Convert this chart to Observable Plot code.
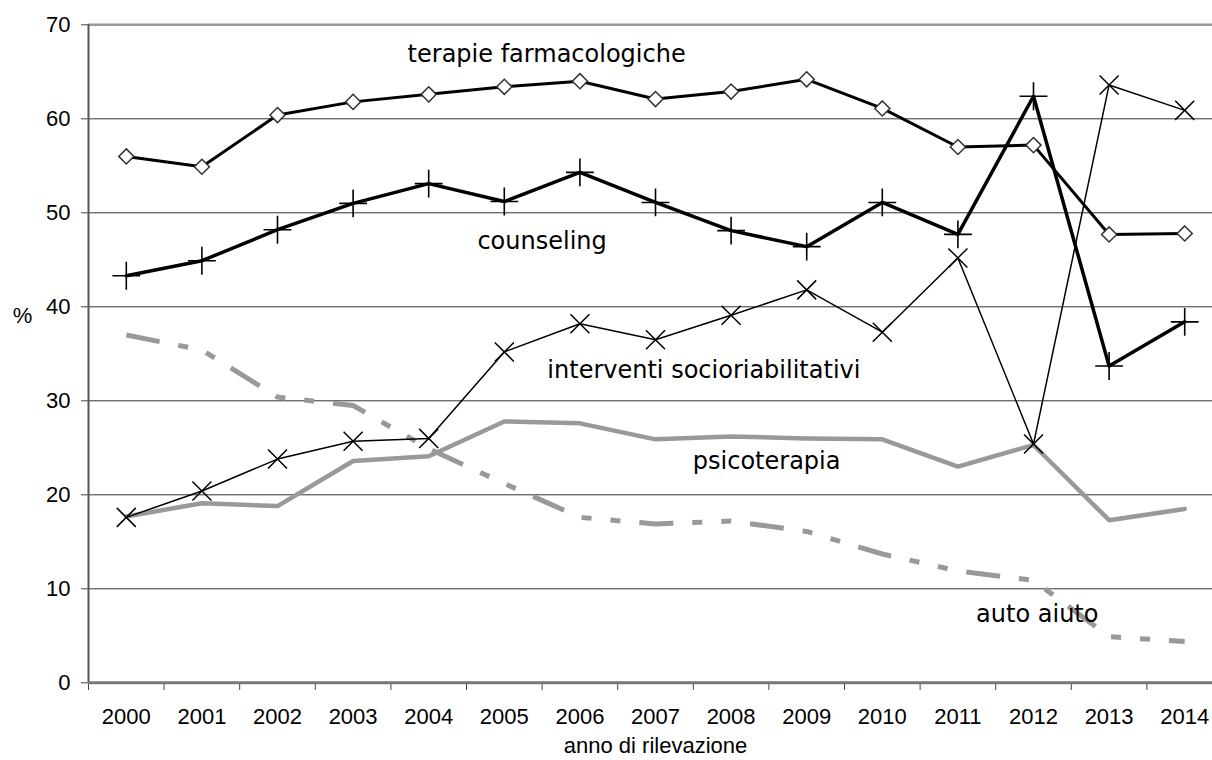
<!DOCTYPE html>
<html>
<head>
<meta charset="utf-8">
<script src="https://cdn.jsdelivr.net/npm/d3@7"></script>
<script src="https://cdn.jsdelivr.net/npm/@observablehq/plot@0.6"></script>
<style>
  html, body { margin: 0; padding: 0; background: #fff; }
</style>
</head>
<body>
<div id="chart"></div>
<script>
const years = [2000, 2001, 2002, 2003, 2004, 2005, 2006, 2007, 2008, 2009, 2010, 2011, 2012, 2013, 2014];
const terapie = [56.0, 54.9, 60.4, 61.8, 62.6, 63.4, 64.0, 62.1, 62.9, 64.2, 61.1, 57.0, 57.2, 47.7, 47.8];
const counseling = [43.3, 44.9, 48.2, 51.0, 53.1, 51.2, 54.3, 51.1, 48.1, 46.4, 51.1, 47.7, 62.4, 33.7, 38.4];
const socio = [17.6, 20.4, 23.8, 25.7, 26.0, 35.2, 38.2, 36.5, 39.1, 41.8, 37.3, 45.2, 25.4, 63.6, 60.9];
const psico = [17.7, 19.1, 18.8, 23.6, 24.1, 27.8, 27.6, 25.9, 26.2, 26.0, 25.9, 23.0, 25.3, 17.3, 18.5];
const autoAiuto = [37.0, 35.4, 30.4, 29.5, 24.9, 21.2, 17.6, 16.9, 17.2, 16.1, 13.7, 11.9, 10.9, 4.9, 4.4];

const yTicks = [0, 10, 20, 30, 40, 50, 60, 70];
const labelText = ["terapie farmacologiche", "counseling", "interventi socioriabilitativi", "psicoterapia", "auto aiuto"];
const labelX = [2005.56, 2005.5, 2007.64, 2008.47, 2012.05];
const labelY = [66.9, 47.0, 33.2, 23.6, 7.3];
const yAxisTitle = "%";
const xAxisTitle = "anno di rilevazione";

const rows = years.map((year, i) => ({
  year, terapie: terapie[i], counseling: counseling[i], socio: socio[i], psico: psico[i], auto: autoAiuto[i]
}));
const labels = labelText.map((text, i) => ({text, x: labelX[i], y: labelY[i]}));
const boundaries = years.map(y => y - 0.5).concat([years[years.length - 1] + 0.5]);
const grid = yTicks.filter(t => t > 0 && t < 70);

const chart = Plot.plot({
  width: 1212,
  height: 760,
  marginLeft: 88,
  marginRight: 0,
  marginTop: 24,
  marginBottom: 78,
  style: {fontFamily: "'Liberation Sans', Arial, sans-serif", fontSize: "22px", background: "#fff", color: "#000"},
  x: {type: "linear", domain: [boundaries[0], boundaries[boundaries.length - 1]], range: [88, 1222]},
  y: {domain: [0, 70], range: [682.3, 24.3]},
  marks: [
    Plot.ruleY(grid, {stroke: "#333", strokeWidth: 1}),
    Plot.ruleY([70], {stroke: "#999", strokeWidth: 2.5}),
    Plot.axisY({ticks: yTicks, tickSize: 7, tickPadding: 11, fontSize: 22, stroke: "#444", label: null}),
    Plot.axisX({ticks: boundaries, tickSize: 8, tickFormat: () => "", stroke: "#444", label: null}),
    Plot.axisX({ticks: years, tickSize: 0, tickPadding: 26, tickFormat: d => String(d), fontSize: 22, label: null}),
    Plot.line(rows, {x: "year", y: "psico", stroke: "#999", strokeWidth: 4.5}),
    Plot.line(rows, {x: "year", y: "auto", stroke: "#999", strokeWidth: 5, strokeDasharray: "34,19,10,19,10,19", strokeLinecap: "butt"}),
    Plot.line(rows, {x: "year", y: "terapie", stroke: "#000", strokeWidth: 3}),
    Plot.line(rows, {x: "year", y: "counseling", stroke: "#000", strokeWidth: 3.5}),
    Plot.line(rows, {x: "year", y: "socio", stroke: "#000", strokeWidth: 1.5}),
    Plot.dot(rows, {x: "year", y: "terapie", symbol: "diamond2", r: 6.8, fill: "#fff", stroke: "#333", strokeWidth: 1.5}),
    Plot.dot(rows, {x: "year", y: "counseling", symbol: "plus", r: 9, stroke: "#000", strokeWidth: 1.6}),
    Plot.dot(rows, {x: "year", y: "socio", symbol: "times", r: 8.7, stroke: "#000", strokeWidth: 1.5}),
    Plot.ruleX([boundaries[0]], {stroke: "#555", strokeWidth: 2}),
    Plot.ruleY([0], {stroke: "#777", strokeWidth: 3}),
    Plot.text(labels, {x: "x", y: "y", text: "text", fontFamily: "'DejaVu Sans', sans-serif", fontSize: 24, fill: "#000", lineAnchor: "middle"}),
    Plot.text([yAxisTitle], {frameAnchor: "left", y: [39], dx: -66, fontSize: 22, textAnchor: "middle"}),
    Plot.text([xAxisTitle], {frameAnchor: "bottom", x: [(years[0] + years[years.length - 1]) / 2], dy: 70.7, fontSize: 22, textAnchor: "middle"})
  ]
});
document.getElementById("chart").appendChild(chart);
</script>
</body>
</html>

**PROBLEM TO SOLVE**
Without the images, write out each line of the data verbatim.

**SOLUTION FOR THIS PROBLEM**
Convert this chart to Observable Plot code.
<!DOCTYPE html>
<html>
<head>
<meta charset="utf-8">
<script src="https://cdn.jsdelivr.net/npm/d3@7"></script>
<script src="https://cdn.jsdelivr.net/npm/@observablehq/plot@0.6"></script>
<style>
  html, body { margin: 0; padding: 0; background: #fff; }
</style>
</head>
<body>
<div id="chart"></div>
<script>
const years = [2000, 2001, 2002, 2003, 2004, 2005, 2006, 2007, 2008, 2009, 2010, 2011, 2012, 2013, 2014];
const terapie = [56.0, 54.9, 60.4, 61.8, 62.6, 63.4, 64.0, 62.1, 62.9, 64.2, 61.1, 57.0, 57.2, 47.7, 47.8];
const counseling = [43.3, 44.9, 48.2, 51.0, 53.1, 51.2, 54.3, 51.1, 48.1, 46.4, 51.1, 47.7, 62.4, 33.7, 38.4];
const socio = [17.6, 20.4, 23.8, 25.7, 26.0, 35.2, 38.2, 36.5, 39.1, 41.8, 37.3, 45.2, 25.4, 63.6, 60.9];
const psico = [17.7, 19.1, 18.8, 23.6, 24.1, 27.8, 27.6, 25.9, 26.2, 26.0, 25.9, 23.0, 25.3, 17.3, 18.5];
const autoAiuto = [37.0, 35.4, 30.4, 29.5, 24.9, 21.2, 17.6, 16.9, 17.2, 16.1, 13.7, 11.9, 10.9, 4.9, 4.4];

const yTicks = [0, 10, 20, 30, 40, 50, 60, 70];
const labelText = ["terapie farmacologiche", "counseling", "interventi socioriabilitativi", "psicoterapia", "auto aiuto"];
const labelX = [2005.56, 2005.5, 2007.64, 2008.47, 2012.05];
const labelY = [66.9, 47.0, 33.2, 23.6, 7.3];
const yAxisTitle = "%";
const xAxisTitle = "anno di rilevazione";

const rows = years.map((year, i) => ({
  year, terapie: terapie[i], counseling: counseling[i], socio: socio[i], psico: psico[i], auto: autoAiuto[i]
}));
const labels = labelText.map((text, i) => ({text, x: labelX[i], y: labelY[i]}));
const boundaries = years.map(y => y - 0.5).concat([years[years.length - 1] + 0.5]);
const grid = yTicks.filter(t => t > 0 && t < 70);

const chart = Plot.plot({
  width: 1212,
  height: 760,
  marginLeft: 88,
  marginRight: 0,
  marginTop: 24,
  marginBottom: 78,
  style: {fontFamily: "'Liberation Sans', Arial, sans-serif", fontSize: "22px", background: "#fff", color: "#000"},
  x: {type: "linear", domain: [boundaries[0], boundaries[boundaries.length - 1]], range: [88, 1222]},
  y: {domain: [0, 70], range: [682.3, 24.3]},
  marks: [
    Plot.ruleY(grid, {stroke: "#333", strokeWidth: 1}),
    Plot.ruleY([70], {stroke: "#999", strokeWidth: 2.5}),
    Plot.axisY({ticks: yTicks, tickSize: 7, tickPadding: 11, fontSize: 22, stroke: "#444", label: null}),
    Plot.axisX({ticks: boundaries, tickSize: 8, tickFormat: () => "", stroke: "#444", label: null}),
    Plot.axisX({ticks: years, tickSize: 0, tickPadding: 26, tickFormat: d => String(d), fontSize: 22, label: null}),
    Plot.line(rows, {x: "year", y: "psico", stroke: "#999", strokeWidth: 4.5}),
    Plot.line(rows, {x: "year", y: "auto", stroke: "#999", strokeWidth: 5, strokeDasharray: "34,19,10,19,10,19", strokeLinecap: "butt"}),
    Plot.line(rows, {x: "year", y: "terapie", stroke: "#000", strokeWidth: 3}),
    Plot.line(rows, {x: "year", y: "counseling", stroke: "#000", strokeWidth: 3.5}),
    Plot.line(rows, {x: "year", y: "socio", stroke: "#000", strokeWidth: 1.5}),
    Plot.dot(rows, {x: "year", y: "terapie", symbol: "diamond2", r: 6.8, fill: "#fff", stroke: "#333", strokeWidth: 1.5}),
    Plot.dot(rows, {x: "year", y: "counseling", symbol: "plus", r: 9, stroke: "#000", strokeWidth: 1.6}),
    Plot.dot(rows, {x: "year", y: "socio", symbol: "times", r: 8.7, stroke: "#000", strokeWidth: 1.5}),
    Plot.ruleX([boundaries[0]], {stroke: "#555", strokeWidth: 2}),
    Plot.ruleY([0], {stroke: "#777", strokeWidth: 3}),
    Plot.text(labels, {x: "x", y: "y", text: "text", fontFamily: "'DejaVu Sans', sans-serif", fontSize: 24, fill: "#000", lineAnchor: "middle"}),
    Plot.text([yAxisTitle], {frameAnchor: "left", y: [39], dx: -66, fontSize: 22, textAnchor: "middle"}),
    Plot.text([xAxisTitle], {frameAnchor: "bottom", x: [(years[0] + years[years.length - 1]) / 2], dy: 70.7, fontSize: 22, textAnchor: "middle"})
  ]
});
document.getElementById("chart").appendChild(chart);
</script>
</body>
</html>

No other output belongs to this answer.